- What the task asks -
Pictures stay out. Extract the lines below from the first one through the line with "import plotly.graph_objects as go", both included.

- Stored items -
--------------------------------------------------

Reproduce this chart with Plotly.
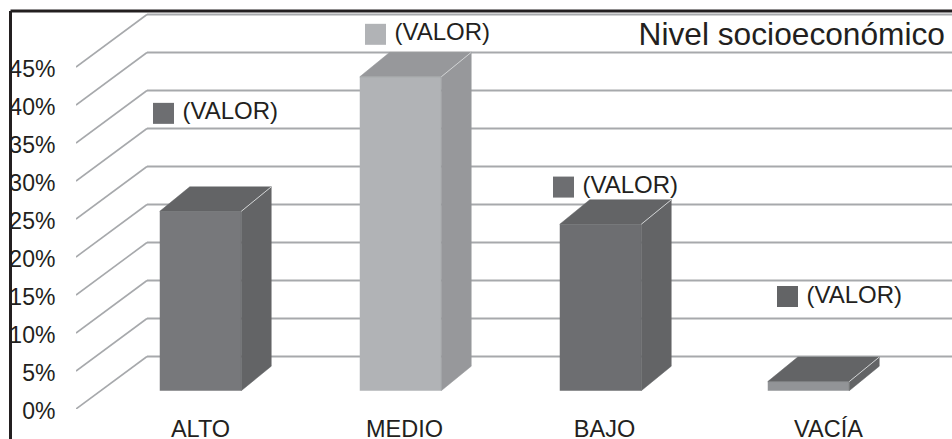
import plotly.graph_objects as go

# --- data ---
categories = ["ALTO", "MEDIO", "BAJO", "VACÍA"]
values = [23.6, 41.3, 21.9, 1.2]
tick_values = [0, 5, 10, 15, 20, 25, 30, 35, 40, 45]
tick_labels = ["0%", "5%", "10%", "15%", "20%", "25%", "30%", "35%", "40%", "45%"]
value_labels = ["(VALOR)", "(VALOR)", "(VALOR)", "(VALOR)"]

# --- layout / style constants ---
bar_x = [0, 1, 2, 3.04]
label_tick_x = [0, 1.02, 2.02, 3.14]
tag_x = [-0.185, 0.875, 1.815, 2.935]
tag_y = [38.9, 49.3, 29.2, 14.8]
front_colors = ["#77787b", "#b1b3b6", "#6d6e71", "#929497"]
side_colors = ["#636466", "#97989b", "#636466", "#636466"]
top_colors = ["#636466", "#97989b", "#636466", "#636466"]
tag_colors = ["#6d6e71", "#b1b3b6", "#6d6e71", "#636466"]
GRID = "#a7a9ac"
INK = "#231f20"
FONT = "Liberation Sans"

PX_X = 200.0   # pixels per category unit
PX_Y = 7.6     # pixels per percentage point
W, H = 952, 439
ML, MB = 76, 30
X0 = -(200.5 - ML) / PX_X
X1 = X0 + (W - ML) / PX_X
Y1 = (H - MB) / PX_Y

BAR_W = 81.5 / PX_X
BASE = 18.3 / PX_Y
DX = 30 / PX_X
DY = 24.5 / PX_Y
WALL_DX = 71 / PX_X
WALL_DY = 52.5 / PX_Y

fig = go.Figure()

fig.add_trace(go.Bar(
    x=bar_x, y=values, base=BASE, width=BAR_W,
    marker=dict(color=front_colors, line=dict(width=0)),
    hoverinfo="skip",
))

for cx, v, sc, tc in zip(bar_x, values, side_colors, top_colors):
    xl, xr = cx - BAR_W / 2, cx + BAR_W / 2
    top = BASE + v
    # right side face
    fig.add_trace(go.Scatter(
        x=[xr, xr + DX, xr + DX, xr, xr],
        y=[BASE, BASE + DY, top + DY, top, BASE],
        mode="lines", fill="toself", fillcolor=sc,
        line=dict(color=sc, width=0.5), hoverinfo="skip",
    ))
    # top face
    fig.add_trace(go.Scatter(
        x=[xl, xr, xr + DX, xl + DX, xl],
        y=[top, top, top + DY, top + DY, top],
        mode="lines", fill="toself", fillcolor=tc,
        line=dict(color=tc, width=0.5), hoverinfo="skip",
    ))
    # light edge between top and side
    fig.add_trace(go.Scatter(
        x=[xr, xr + DX], y=[top, top + DY],
        mode="lines", line=dict(color="#d1d3d4", width=1), hoverinfo="skip",
    ))

fig.add_trace(go.Scatter(
    x=tag_x, y=tag_y, text=["\u2009" + s for s in value_labels], mode="markers+text",
    textposition="middle right",
    textfont=dict(family=FONT, size=24, color=INK),
    marker=dict(symbol="square", size=21, color=tag_colors, line=dict(width=0)),
    hoverinfo="skip",
))

shapes = []
for t in tick_values:
    shapes.append(dict(type="line", xref="x", yref="y", layer="below",
                       x0=X0, y0=t, x1=X0 + WALL_DX, y1=t + WALL_DY,
                       line=dict(color=GRID, width=1.6)))
    shapes.append(dict(type="line", xref="x", yref="y", layer="below",
                       x0=X0 + WALL_DX, y0=t + WALL_DY, x1=X1, y1=t + WALL_DY,
                       line=dict(color=GRID, width=2)))

# black frame, left and top
plot_w, plot_h = W - ML, H - MB
fx = (10.5 - ML) / plot_w
fy = 1 - 11 / plot_h
shapes.append(dict(type="line", xref="paper", yref="paper", x0=fx, x1=fx, y0=fy,
                   y1=-MB / plot_h, line=dict(color=INK, width=3)))
shapes.append(dict(type="line", xref="paper", yref="paper", x0=fx, x1=1, y0=fy,
                   y1=fy, line=dict(color=INK, width=3)))

fig.update_layout(
    width=W, height=H,
    margin=dict(l=ML, r=0, t=0, b=MB, pad=0),
    paper_bgcolor="white", plot_bgcolor="rgba(0,0,0,0)",
    showlegend=False,
    font=dict(family=FONT, color=INK),
    title=dict(text="Nivel socioeconómico", x=945 / W, xanchor="right",
               y=1 - 34 / H, yanchor="middle", xref="container", yref="container",
               font=dict(family=FONT, size=31.7, color=INK)),
    xaxis=dict(range=[X0, X1], tickmode="array", tickvals=label_tick_x, automargin=False,
               ticktext=categories, showgrid=False, zeroline=False, showline=False,
               ticks="", ticklabelstandoff=3,
               tickfont=dict(family=FONT, size=23.5, color=INK)),
    yaxis=dict(range=[0, Y1], tickmode="array", tickvals=tick_values, automargin=False,
               ticktext=tick_labels, showgrid=False, zeroline=False, showline=False,
               ticks="outside", ticklen=15, tickcolor="rgba(0,0,0,0)",
               ticklabelshift=2,
               tickfont=dict(family=FONT, size=23, color=INK)),
    shapes=shapes,
)

fig.write_html("out.html", config=dict(displayModeBar=False),
               post_script="document.body.style.margin='0';document.body.style.overflow='hidden';")
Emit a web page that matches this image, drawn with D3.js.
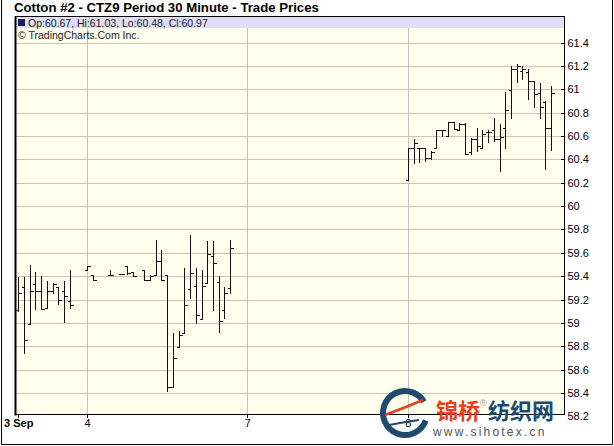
<!DOCTYPE html>
<html><head><meta charset="utf-8">
<script src="https://cdn.jsdelivr.net/npm/d3@7/dist/d3.min.js"></script>
<style>html,body{margin:0;padding:0;background:#fff;}svg{display:block;}</style>
</head><body>
<svg id="c" width="614" height="446"></svg>
<script>
// ---- data ----
const slots  = [0,1,2,3,4,5,6,7,8,9, 12,13,16,18,19,20,22,23,24,25,26,27,28,29,30,31,32,33,34,35,36,37,
                68,69,70,71,72,73,74,75,76,77,78,79,80,81,82,83,84,85,86,87,88,89,90,91,92,93];
const opens  = [59.11,59.31,58.99,59.33,59.27,59.13,59.27,59.31,59.27,59.19,
                59.45,59.41,59.41,59.42,59.49,59.44,59.45,59.37,59.41,59.53,59.41,58.45,58.79,58.91,59.29,59.32,59.03,59.34,59.57,59.35,59.11,59.30,
                60.22,60.50,60.50,60.50,60.41,60.50,60.65,60.60,60.72,60.65,60.70,60.46,60.57,60.50,60.63,60.65,60.57,60.67,60.99,61.17,61.16,61.15,61.07,60.97,60.89,60.67];
const highs  = [59.39,59.39,59.50,59.44,59.40,59.36,59.34,59.31,59.36,59.45,
                59.49,59.41,59.45,59.42,59.49,59.44,59.45,59.41,59.71,59.62,59.41,58.91,58.93,59.47,59.75,59.47,59.45,59.70,59.70,59.40,59.31,59.71,
                60.50,60.57,60.50,60.50,60.47,60.65,60.65,60.72,60.72,60.71,60.71,60.58,60.67,60.65,60.65,60.75,60.70,60.98,61.20,61.22,61.20,61.17,61.07,61.05,60.90,61.03];
const lows   = [59.10,58.74,58.99,59.12,59.12,59.13,59.26,59.16,59.01,59.13,
                59.45,59.37,59.41,59.42,59.42,59.40,59.37,59.37,59.41,59.37,58.42,58.45,58.79,58.91,59.21,59.00,59.03,59.34,59.11,58.92,59.04,59.26,
                60.22,60.37,60.38,60.39,60.40,60.50,60.60,60.60,60.66,60.65,60.45,60.45,60.47,60.50,60.55,60.56,60.30,60.50,60.75,61.06,61.09,60.92,60.85,60.75,60.32,60.48];
const closes = [59.26,58.85,59.27,59.27,59.12,59.27,59.33,59.20,59.23,59.15,
                59.49,59.37,59.41,59.42,59.43,59.40,59.37,59.40,59.53,59.37,58.45,58.70,58.90,59.15,59.43,59.07,59.32,59.59,59.51,59.02,59.26,59.64,
                60.50,60.54,60.50,60.41,60.46,60.65,60.65,60.72,60.66,60.70,60.45,60.57,60.51,60.62,60.63,60.57,60.59,60.82,61.17,61.20,61.17,61.07,60.96,60.85,60.67,60.97];
const daySlots  = [0, 12, 40, 68];
const dayLabels = ["3 Sep", "4", "7", "8"];
const yTicks = [58.2,58.4,58.6,58.8,59,59.2,59.4,59.6,59.8,60,60.2,60.4,60.6,60.8,61,61.2,61.4];
const title = "Cotton #2 - CTZ9 Period 30 Minute - Trade Prices";
const legendText = "Op:60.67, Hi:61.03, Lo:60.48, Cl:60.97";
const credit = "\u00A9 TradingCharts.Com Inc.";

// ---- layout ----
const svg = d3.select("#c");
const P = {l:15.5, t:16.5, r:564.5, b:414.5};
const x = d3.scaleLinear().domain([0, 93]).range([18.2, 551.1]);
const y = d3.scaleLinear().domain([58.2, 61.4]).range([416.4, 42.5]);
const font = "Arial, 'Liberation Sans', sans-serif";

svg.append("rect").attr("x",0).attr("y",0).attr("width",614).attr("height",446).attr("fill","#fff");
// outer frame
svg.append("path").attr("d","M1.5,0V444.5H612.5V0").attr("fill","none").attr("stroke","#000");

// title
svg.append("text").attr("x",14).attr("y",12).attr("font-family",font).attr("font-weight","bold")
  .attr("font-size",13.2).attr("fill","#000").text(title);

// plot background
svg.append("rect").attr("x",P.l).attr("y",P.t).attr("width",P.r-P.l).attr("height",P.b-P.t).attr("fill","#ffffee");

const g = svg.append("g").attr("shape-rendering","crispEdges");
// horizontal gridlines
g.selectAll("line.hg").data(yTicks.filter(v => y(v) < P.b && y(v) > P.t)).join("line")
  .attr("x1",P.l).attr("x2",P.r).attr("y1",d=>Math.round(y(d))+0.5).attr("y2",d=>Math.round(y(d))+0.5)
  .attr("stroke","#c4c4bc");
// vertical gridlines
g.selectAll("line.vg").data(daySlots.slice(1)).join("line")
  .attr("x1",d=>Math.round(x(d))+0.5).attr("x2",d=>Math.round(x(d))+0.5).attr("y1",P.t).attr("y2",P.b)
  .attr("stroke","#c4c4bc");

// legend band
svg.append("rect").attr("x",P.l).attr("y",P.t).attr("width",P.r-P.l).attr("height",11.5).attr("fill","#dedef4");
svg.append("rect").attr("x",18).attr("y",19).attr("width",7).attr("height",7).attr("fill","#1c1c5c");
svg.append("text").attr("x",28).attr("y",26.5).attr("font-family",font).attr("font-size",10.5).attr("fill","#222").text(legendText);
svg.append("text").attr("x",18).attr("y",38.5).attr("font-family",font).attr("font-size",10.5).attr("fill","#222").text(credit);

// OHLC bars
const bars = slots.map((s,i)=>({s, o:opens[i], h:highs[i], l:lows[i], c:closes[i]}));
const bg = svg.append("g").attr("shape-rendering","crispEdges").attr("stroke","#111").attr("fill","none");
bars.forEach(d=>{
  const px = Math.round(x(d.s))+0.5;
  const yh = Math.round(y(d.h)), yl = Math.round(y(d.l));
  const yo = Math.round(y(d.o))+0.5, yc = Math.round(y(d.c))+0.5;
  bg.append("line").attr("x1",px).attr("x2",px).attr("y1",yh).attr("y2",Math.max(yl+1, yh+1));
  bg.append("line").attr("x1",px-3).attr("x2",px).attr("y1",yo).attr("y2",yo);
  bg.append("line").attr("x1",px).attr("x2",px+3).attr("y1",yc).attr("y2",yc);
});

// frame of plot
svg.append("rect").attr("x",P.l).attr("y",P.t).attr("width",P.r-P.l).attr("height",P.b-P.t)
  .attr("fill","none").attr("stroke","#000").attr("shape-rendering","crispEdges");
svg.append("line").attr("x1",P.l).attr("x2",P.l).attr("y1",P.t).attr("y2",P.b+1).attr("stroke","#000").attr("stroke-width",2);

// right axis
const ya = svg.append("g").attr("transform",`translate(${P.r},0)`)
  .call(d3.axisRight(y).tickValues(yTicks).tickSizeInner(-4).tickSizeOuter(0).tickPadding(3).tickFormat(d3.format("")));
ya.select(".domain").remove();
ya.selectAll(".tick line").attr("stroke","#000").attr("shape-rendering","crispEdges")
  .attr("display",d=> y(d) > P.b ? "none" : null);
ya.selectAll(".tick text").attr("font-family",font).attr("font-size",11).attr("fill","#000");

// bottom axis
const xa = svg.append("g").attr("transform",`translate(0,${P.b})`)
  .call(d3.axisBottom(x).tickValues(daySlots).tickFormat((d,i)=>dayLabels[i]).tickSizeInner(3).tickSizeOuter(0).tickPadding(2));
xa.select(".domain").remove();
xa.selectAll(".tick line").attr("stroke","#000").attr("shape-rendering","crispEdges");
xa.selectAll(".tick text").attr("font-family",font).attr("font-size",11).attr("fill","#000")
  .attr("font-weight",(d,i)=> i===0 ? "bold" : "normal");

// watermark (source site)
const wm = svg.append("g");
wm.append("circle").attr("cx",405).attr("cy",413).attr("r",22).attr("fill","none").attr("stroke","#1d4a6e").attr("stroke-width",6)
  .attr("stroke-dasharray","118 20").attr("transform","rotate(20,405,413)");
wm.append("path").attr("d","M385,415 Q404,408 423,400").attr("fill","none").attr("stroke","#e8401c").attr("stroke-width",2.5);
wm.append("path").attr("d","M389,425 Q404,422 419,420").attr("fill","none").attr("stroke","#1d4a6e").attr("stroke-width",2);
wm.append("text").attr("x",436).attr("y",419).attr("font-family","'Noto Sans CJK SC', sans-serif").attr("font-weight","bold")
  .attr("font-size",22).attr("fill","#e8401c").text("锦桥");
wm.append("text").attr("x",480).attr("y",406).attr("font-family",font).attr("font-size",9).attr("fill","#999").text("®");
wm.append("text").attr("x",488).attr("y",419).attr("font-family","'Noto Sans CJK SC', sans-serif").attr("font-weight","bold")
  .attr("font-size",22).attr("fill","#1d4a6e").text("纺织网");
wm.append("text").attr("x",433).attr("y",436).attr("font-family",font).attr("font-size",12).attr("letter-spacing",2.2)
  .attr("fill","#555").text("www.sihotex.cn");
</script>
</body></html>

--------------------------------------------------

- Exercise answer -
Reproduce this chart with Plotly.
import plotly.graph_objects as go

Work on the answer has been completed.